Why Salesforce is Losing Users to New CRM Startups

Why SalesForce is loosing customers

The importance of the relationship between a company and its customers cannot be overstated. Customer Relationship Management (CRM) has emerged as one of the most significant software sectors, because of its ability to help companies gauge (and engage) their customers and turn complex user behavior into simple metrics. And despite the fact that CRM software’s existence isn’t entirely new, the market is expected to reach more than $80 billion in revenues by 2025. That’s in part because of a new group of emerging successful startups taking on gaps left by CRM giants, such as Salesforce.

Salesforce has enjoyed a virtual monopoly in the space, accounting for about 20% of the global CRM market. Following last month’s $15.7 billion acquisition of Tableau Software, Salesforce appeared primed to continue to dominate the industry, bolstering the company’s new focus on data visualization and business intelligence to understand their users. Salesforce’s blockbuster acquisition though may be an admission that they are starting to feel the squeeze to its market share. Especially as these growing sales tech startups are solving the end-users major pain points that CRM providers have long ignored.

Interestingly, Salesforce shares fell as much as 5 percent following the announcement, shedding light on the fact that the large CRM providers are, in fact, losing ground to alternative CRM startups.


The Problems

We are seeing this shift in the CRM market for three main reasons: CRMs fail to provide actionable data, they are designed for executives – not the end-user, and CRMs prices make them unattainable for the average business.


Inaccurate and Unactionable Data

While CRM data helps managers understand the who and what of their customers they are missing the most important piece – the why. Most sales managers have little idea why some of their salespeople are consistently hitting their quotas or why certain territories outperform others. CRMs are unable to answer these questions because they often are filled with stale and incomplete data. Most sales and marketing professionals will even admit that a fair portion of their CRM data is stale. To solve these problems, CRMs need to be layered with actionable data, such as specific notes about key accounts or geospatial information.

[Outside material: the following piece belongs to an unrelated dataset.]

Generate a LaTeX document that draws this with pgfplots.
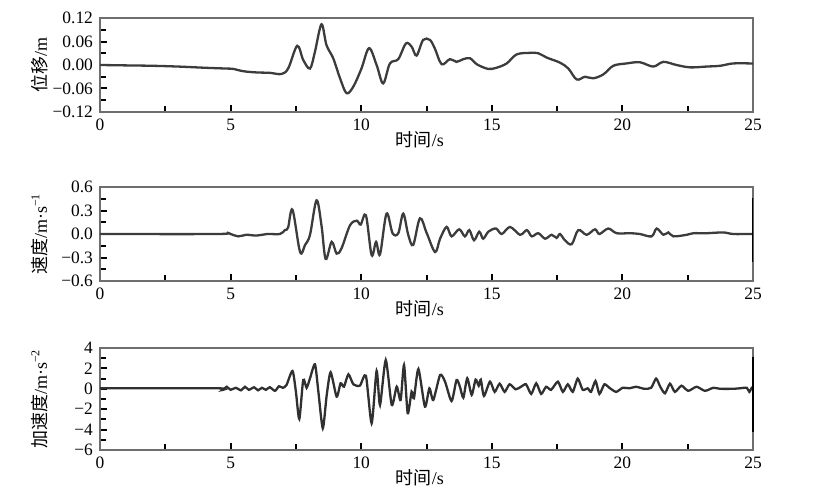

Not Designed for The End Users

On top of stale data, many CRMs also contain inaccurate or incomplete data due to low CRM adoption. CRM usage rate remains notoriously low across industries, in fact, less than 37% of reps actually use their company’s CRM. Field sales reps, in particular, have extremely low adoption rates because CRM platforms are not designed for the workflow of a mobile-first representative.


Hidden Pricing Adding Up

Pricing is becoming an increasingly competitive issue. While CRMs may not appear too expensive upfront, they often charge more hidden additional fees. For example, at first glance, it appears that the basic CRM package costs just five dollars to use. However, companies looking to have more than five users will need to fork out at least seventy-five dollars monthly per user. Since 91% of companies with more than 11 employees now use CRM software, the fact is, nearly all companies are paying a hefty sum for subpar CRM capabilities.


Inaccurate and Unactionable Data

Many startups are finding success in the CRM market through leveraging Location Intelligence (LI) and designing their app with the end-user in mind, leading to much higher adoption rates.

By building a CRM around geospatial data, these platforms can draw on multiple layers of data to provide holistic and visual analysis to outside sales representatives. This enables reps to plan their time more strategically through managing everything from travel logistics to location-based prospecting. Geospatial data, in particular, is playing a bigger role in helping sales teams understand where they should direct their efforts to hit future sales goals. While most CRMs place heavy emphasis on using data retrospectively (what could we have done better?), geospatial data applied effectively can offer useful predictive insights, such as heat maps that clearly show which areas are bringing in the most revenue and which are consistently underperforming.

Startup CRM platforms are also cutting into the market by helping field sales representatives automate everyday tasks and data input while on the road. Statistics indicate that providing mobile CRM solutions have facilitated a 15% spike in productivity for their end-users. Mobile-first map-based platforms can allow reps to quickly find prospective customers, plan more efficient routes, and visualize which accounts need follow-ups and when. These insights also yield higher-quality data back into their CRM and allow managers to have an accurate understanding of the KPIs that are driving results in the field.

Lastly, while the big players average out to around $75 per user by month, startups can act as a standalone solution for smaller businesses who can’t pay the large price tag. Many startups offer pricing between $25 – $30 per user per month, almost a 50% markdown in price.

Big CRM platforms have succeeded for years by providing software that only benefit behind-the-desk workers. As data visualization and accuracy have become more pressing issues for sales teams, big-name CRMs will continue to feel the squeeze by startups who have spent years intently listening to customer feedback to provide them with a system that operates the way that businesses operate.